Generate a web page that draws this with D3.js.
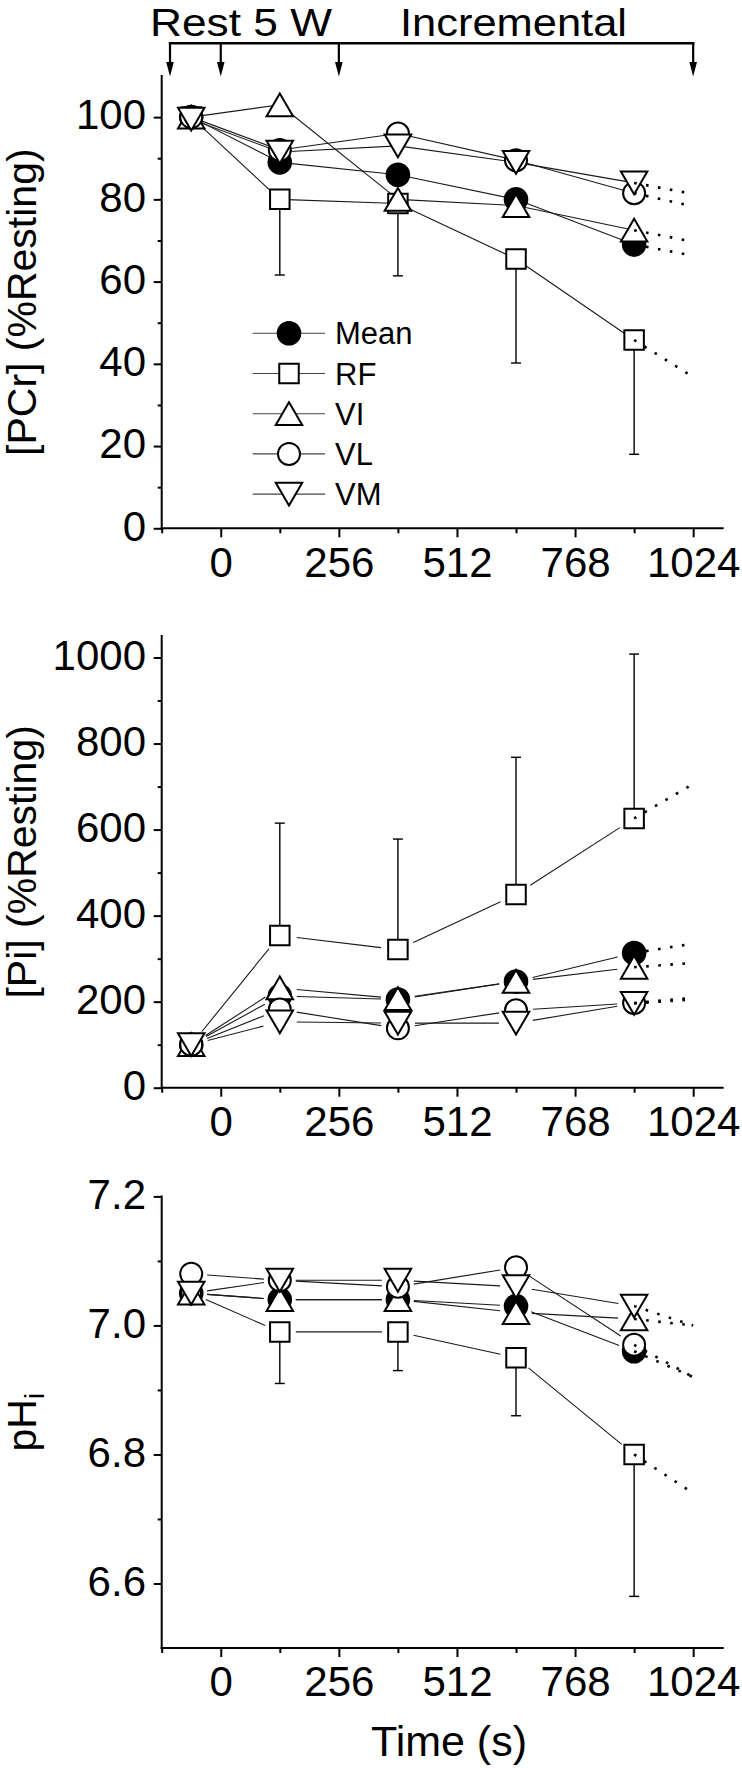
<!DOCTYPE html>
<html><head><meta charset="utf-8">
<script src="https://cdn.jsdelivr.net/npm/d3@7"></script>
<style>body{margin:0;background:#fff}svg{display:block;background:#fff}</style>
</head><body><svg id="c" width="742" height="1768"></svg>
<script>
// ---------------- data ----------------
const times = [-64, 128, 384, 640, 896];
const extTime = 1024;
const seriesNames = ["Mean", "RF", "VI", "VL", "VM"];
const xMajorTicks = [0, 256, 512, 768, 1024];
const xMinorTicks = [-128, 128, 384, 640, 896];
const phaseArrowTimes = [-110, 0, 256, 1024];
const phaseLabels = ["Rest 5 W", "Incremental"];

// [PCr] (%Resting)
const pcrMean = [100, 89, 86, 80, 69];
const pcrRF   = [100, 80, 79, 65.5, 45.8];
const pcrVI   = [100, 103, 80, 78.5, 72.5];
const pcrVL   = [100, 92, 96, 89.5, 81.5];
const pcrVM   = [99.5, 91.5, 93, 89, 84];
const pcrRFsd = [0, 18.4, 17.6, 25.3, 27.8];
const pcrExt  = [66.3, 36.8, 69.7, 78.3, 81.3];
const pcrTicks = [0, 20, 40, 60, 80, 100];
const pcrMinor = [10, 30, 50, 70, 90];

// [Pi] (%Resting)
const piMean = [100, 213, 205, 247, 313];
const piRF   = [100, 354, 321, 449, 626];
const piVI   = [100, 232, 207, 247, 280];
const piVL   = [100, 182, 138, 180, 197];
const piVM   = [100, 153, 150, 150, 196];
const piRFsd = [0, 261, 257, 319, 382];
const piExt  = [335, 706, 290, 209, 205];
const piTicks = [0, 200, 400, 600, 800, 1000];
const piMinor = [100, 300, 500, 700, 900];

// pHi
const phMean = [7.05, 7.04, 7.04, 7.03, 6.96];
const phRF   = [7.05, 6.99, 6.99, 6.95, 6.80];
const phVI   = [7.05, 7.04, 7.04, 7.02, 7.01];
const phVL   = [7.08, 7.07, 7.06, 7.09, 6.97];
const phVM   = [7.05, 7.07, 7.07, 7.06, 7.03];
const phRFsd = [0, 0.08, 0.06, 0.09, 0.22];
const phExt  = [6.92, 6.74, 7.00, 6.92, 7.00];
const phTicks = [6.6, 6.8, 7.0, 7.2];
const phMinor = [6.7, 6.9, 7.1];

// ---------------- layout ----------------
const FONT = "'Liberation Sans', Arial, Helvetica, sans-serif";
const svg = d3.select("#c");
const x = d3.scaleLinear().domain([-128, 1088]).range([161.7, 722.7]);

const triUp = {draw(ctx, size){const w=Math.sqrt(size),h=w*0.86;ctx.moveTo(0,-h/2);ctx.lineTo(w/2,h/2);ctx.lineTo(-w/2,h/2);ctx.closePath();}};
const triDown = {draw(ctx, size){const w=Math.sqrt(size),h=w*0.86;ctx.moveTo(0,h/2);ctx.lineTo(w/2,-h/2);ctx.lineTo(-w/2,-h/2);ctx.closePath();}};
const symbolDefs = {
  Mean: {type: d3.symbolCircle, size: Math.PI*11.3*11.3, fill: "#000"},
  RF:   {type: d3.symbolSquare, size: 19.5*19.5, fill: "#fff"},
  VI:   {type: triUp, size: 26.5*26.5, fill: "#fff"},
  VL:   {type: d3.symbolCircle, size: Math.PI*11*11, fill: "#fff"},
  VM:   {type: triDown, size: 26.5*26.5, fill: "#fff"}
};

const panels = [
  {data:[pcrMean,pcrRF,pcrVI,pcrVL,pcrVM], sd:pcrRFsd, sdDir:-1, ext:pcrExt, domain:[0,110], range:[528.3,76],
   ticks:pcrTicks, minor:pcrMinor, fmt:d3.format("d"), gap:0, title:"[PCr] (%Resting)"},
  {data:[piMean,piRF,piVI,piVL,piVM], sd:piRFsd, sdDir:1, ext:piExt, domain:[0,1050], range:[1087.7,636],
   ticks:piTicks, minor:piMinor, fmt:d3.format("d"), gap:17, title:"[Pi] (%Resting)"},
  {data:[phMean,phRF,phVI,phVL,phVM], sd:phRFsd, sdDir:-1, ext:phExt, domain:[6.5,7.2], range:[1648,1196.4],
   ticks:phTicks, minor:phMinor, fmt:d3.format(".1f"), gap:16, title:"pH"}
];

function styleText(sel, size){ sel.attr("font-family", FONT).attr("font-size", size).attr("fill", "#000"); }

panels.forEach((p, pi) => {
  const y = d3.scaleLinear().domain(p.domain).range(p.range);
  const g = svg.append("g");

  // x axis
  const xa = g.append("g").attr("transform", `translate(0,${p.range[0]})`);
  xa.call(d3.axisBottom(x).tickValues(xMajorTicks).tickFormat(d3.format("d")).tickSize(9).tickSizeOuter(0).tickPadding(9.6));
  xa.select(".domain").remove();
  xa.selectAll(".tick line").attr("stroke", "#000").attr("stroke-width", 2);
  xa.selectAll(".tick text").call(styleText, 42);
  const xm = g.append("g").attr("transform", `translate(0,${p.range[0]})`);
  xm.call(d3.axisBottom(x).tickValues(xMinorTicks).tickSize(5).tickSizeOuter(0).tickFormat(""));
  xm.select(".domain").remove();
  xm.selectAll(".tick line").attr("stroke", "#000").attr("stroke-width", 2);
  g.append("line").attr("x1", x.range()[0]).attr("x2", x.range()[1]).attr("y1", p.range[0]).attr("y2", p.range[0])
    .attr("stroke", "#000").attr("stroke-width", 2).attr("stroke-linecap", "square");

  // y axis
  const ya = g.append("g").attr("transform", `translate(${x.range()[0]},0)`);
  ya.call(d3.axisLeft(y).tickValues(p.ticks).tickFormat(p.fmt).tickSize(8).tickSizeOuter(0).tickPadding(7.7));
  ya.select(".domain").remove();
  ya.selectAll(".tick line").attr("stroke", "#000").attr("stroke-width", 2);
  ya.selectAll(".tick text").call(styleText, 42).attr("dy", "0.28em");
  const ym = g.append("g").attr("transform", `translate(${x.range()[0]},0)`);
  ym.call(d3.axisLeft(y).tickValues(p.minor).tickSize(4).tickSizeOuter(0).tickFormat(""));
  ym.select(".domain").remove();
  ym.selectAll(".tick line").attr("stroke", "#000").attr("stroke-width", 2);
  g.append("line").attr("x1", x.range()[0]).attr("x2", x.range()[0]).attr("y1", p.range[0]).attr("y2", p.range[1])
    .attr("stroke", "#000").attr("stroke-width", 2).attr("stroke-linecap", "square");

  // y title
  const cy = (p.range[0] + p.range[1]) / 2;
  const t = g.append("text").attr("transform", `translate(36,${cy}) rotate(-90)`).attr("text-anchor", "middle")
    .call(styleText, 41).text(p.title);
  if (pi === 2) t.append("tspan").attr("font-size", 28).attr("dy", "0.3em").text("i");

  // connecting lines (with optional gap)
  p.data.forEach((vals) => {
    const pts = vals.map((v, i) => [x(times[i]), y(v)]);
    for (let i = 0; i < pts.length - 1; i++) {
      const [x1, y1] = pts[i], [x2, y2] = pts[i+1];
      const dx = x2 - x1, dy = y2 - y1, L = Math.hypot(dx, dy);
      const ux = dx / L, uy = dy / L;
      g.append("line")
        .attr("x1", x1 + ux*p.gap).attr("y1", y1 + uy*p.gap)
        .attr("x2", x2 - ux*p.gap).attr("y2", y2 - uy*p.gap)
        .attr("stroke", "#1a1a1a").attr("stroke-width", 1.1);
    }
  });

  // error bars (RF)
  const rf = p.data[1];
  p.sd.forEach((s, i) => {
    if (!s) return;
    const xx = x(times[i]);
    const yEnd = y(rf[i] + p.sdDir * s);
    g.append("line").attr("x1", xx).attr("x2", xx).attr("y1", y(rf[i])).attr("y2", yEnd)
      .attr("stroke", "#000").attr("stroke-width", 1.4);
    g.append("line").attr("x1", xx - 5).attr("x2", xx + 5).attr("y1", yEnd).attr("y2", yEnd)
      .attr("stroke", "#000").attr("stroke-width", 1.4);
  });

  // markers
  p.data.forEach((vals, si) => {
    const def = symbolDefs[seriesNames[si]];
    const sym = d3.symbol().type(def.type).size(def.size);
    vals.forEach((v, i) => {
      g.append("path").attr("d", sym()).attr("transform", `translate(${x(times[i])},${y(v)})`)
        .attr("fill", def.fill).attr("stroke", "#000").attr("stroke-width", 2);
    });
  });

  // dotted extrapolations
  p.data.forEach((vals, si) => {
    g.append("line").attr("x1", x(times[4])).attr("y1", y(vals[4]))
      .attr("x2", x(extTime)).attr("y2", y(p.ext[si]))
      .attr("stroke", "#000").attr("stroke-width", 2.6).attr("stroke-dasharray", "2.6,9.5");
  });

  // legend in top panel
  if (pi === 0) {
    const lg = g.append("g");
    seriesNames.forEach((name, k) => {
      const ry = 333.3 + k * 40.2;
      lg.append("line").attr("x1", 252.7).attr("x2", 325).attr("y1", ry).attr("y2", ry)
        .attr("stroke", "#444").attr("stroke-width", 1.1);
      const def = symbolDefs[name];
      lg.append("path").attr("d", d3.symbol().type(def.type).size(def.size)())
        .attr("transform", `translate(289,${ry})`).attr("fill", def.fill).attr("stroke", "#000").attr("stroke-width", 2);
      lg.append("text").attr("x", 335).attr("y", ry).attr("dy", "0.36em").call(styleText, 31).text(name);
    });
  }

  // x title on bottom panel
  if (pi === 2) {
    g.append("text").attr("x", 449).attr("y", 1755.8).attr("text-anchor", "middle").call(styleText, 43).text("Time (s)");
  }
});

// phase annotation on top
const ann = svg.append("g");
const bracketY = 43.3;
ann.append("line").attr("x1", x(phaseArrowTimes[0])).attr("x2", x(phaseArrowTimes[3]))
  .attr("y1", bracketY).attr("y2", bracketY).attr("stroke", "#000").attr("stroke-width", 2.5).attr("stroke-linecap", "square");
phaseArrowTimes.forEach(t => {
  const xx = x(t);
  ann.append("line").attr("x1", xx).attr("x2", xx).attr("y1", bracketY).attr("y2", 63)
    .attr("stroke", "#000").attr("stroke-width", 2.2);
  ann.append("path").attr("d", d3.line()([[xx - 3.8, 62], [xx + 3.8, 62], [xx, 76.5]]) + "Z").attr("fill", "#000");
});
ann.append("text").attr("x", 150).attr("y", 35.6).call(styleText, 39)
  .attr("textLength", 182).attr("lengthAdjust", "spacingAndGlyphs").text(phaseLabels[0]);
ann.append("text").attr("x", 400).attr("y", 35.6).call(styleText, 39)
  .attr("textLength", 227).attr("lengthAdjust", "spacingAndGlyphs").text(phaseLabels[1]);
</script></body></html>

• [Task requirements]:
Which lines hold the word "with"? Show each one.

• [Reply to the task]:
Generate a web page that draws this with D3.js.
  // connecting lines (with optional gap)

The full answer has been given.